- (D-5-1) The globalization of knowledge in antiquity
The cultures of the ancient world – in the Mediterranean and Black Sea regions, on the Eurasian Steppes and in the Near East – were trans-regionally linked. Indeed, the extent to which the ancient world was multicultural, multilingual and interdependent invites discussion of a globalized antiquity. This project investigated the globalization of the ancient world in its various dimensions, from technological and political to linguistic, with particular emphasis on the question what role knowledge played in this globalization process.
- (D-5-2) Multilingualism
This project explores the role played by multilingualism and linguae francae in the historical propagation of concepts and knowledge in antiquity.
- (D-5-3) The aristotelization of antiquity
This project investigated the epistemic networks that served as a background for the transmission and transformation of Aristotelian knowledge in the ancient world.
- (D-5-4) Pneumatic technology and knowledge in antiquity
This project researched the circulation of pneumatic technologies in antiquity and maps the origins and distribution of technological innovations, as well as the conceptual conditions underlying them – conditions which served as a basis for the formation of new theoretical knowledge. This involves detailed analysis not only of relevant primary sources, but also of archaeological artifacts.
- (D-5-5) Between knowledge and innovation: the unequal armed balance
The project investigated the emergence and development of balance scales with variable arm-length of which the so-called Roman steelyard is the most well-known.
- (D-5-6) Ancient sundials
The project focused on ancient Greek and Roman stationary sundials. The key objectives were to identify methods of constructions and factors that determined their layouts, and to explore the development and diffusion of the different types in a long time perspective in a changing setting.
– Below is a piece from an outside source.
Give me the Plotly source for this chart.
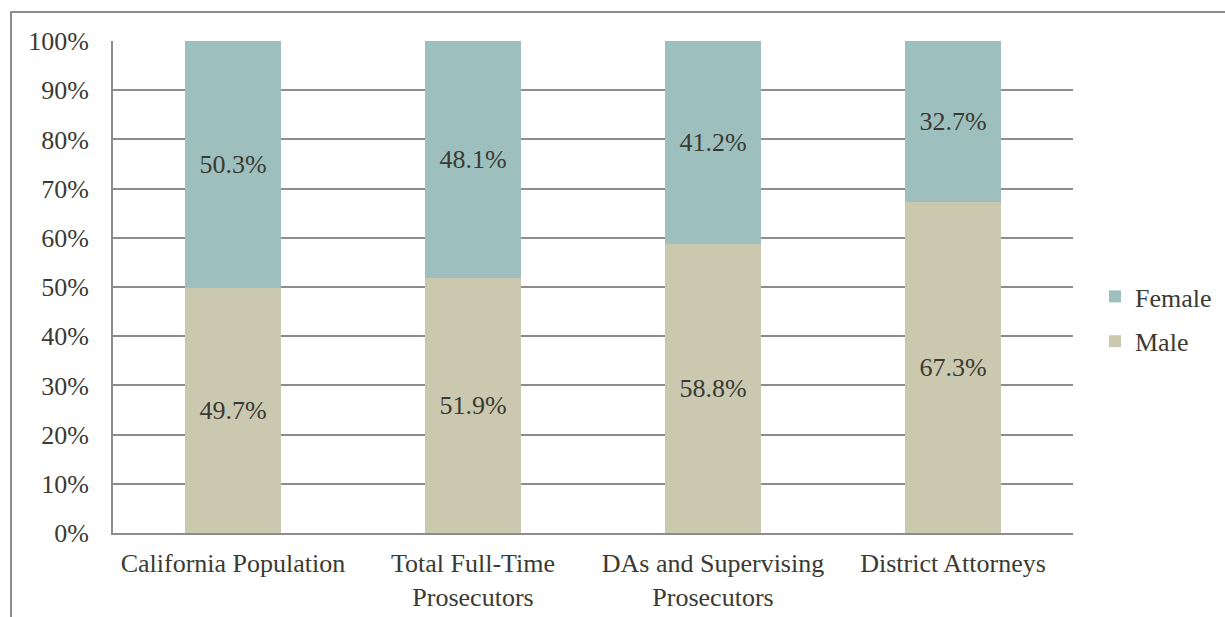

- (D-5-5-1) Wire Drawing and the Associated Tools in Antiquity
The aim of this PhD project is to show that wires were in fact drawn in wire in antiquity and to provide an account of how the technique of wire drawing emerged. To this end, drawplates are identified and catalogued and microscopic analysis of wires are conducted together with jewellers and conservators with the aim of reconstructing the actual production methods and their development.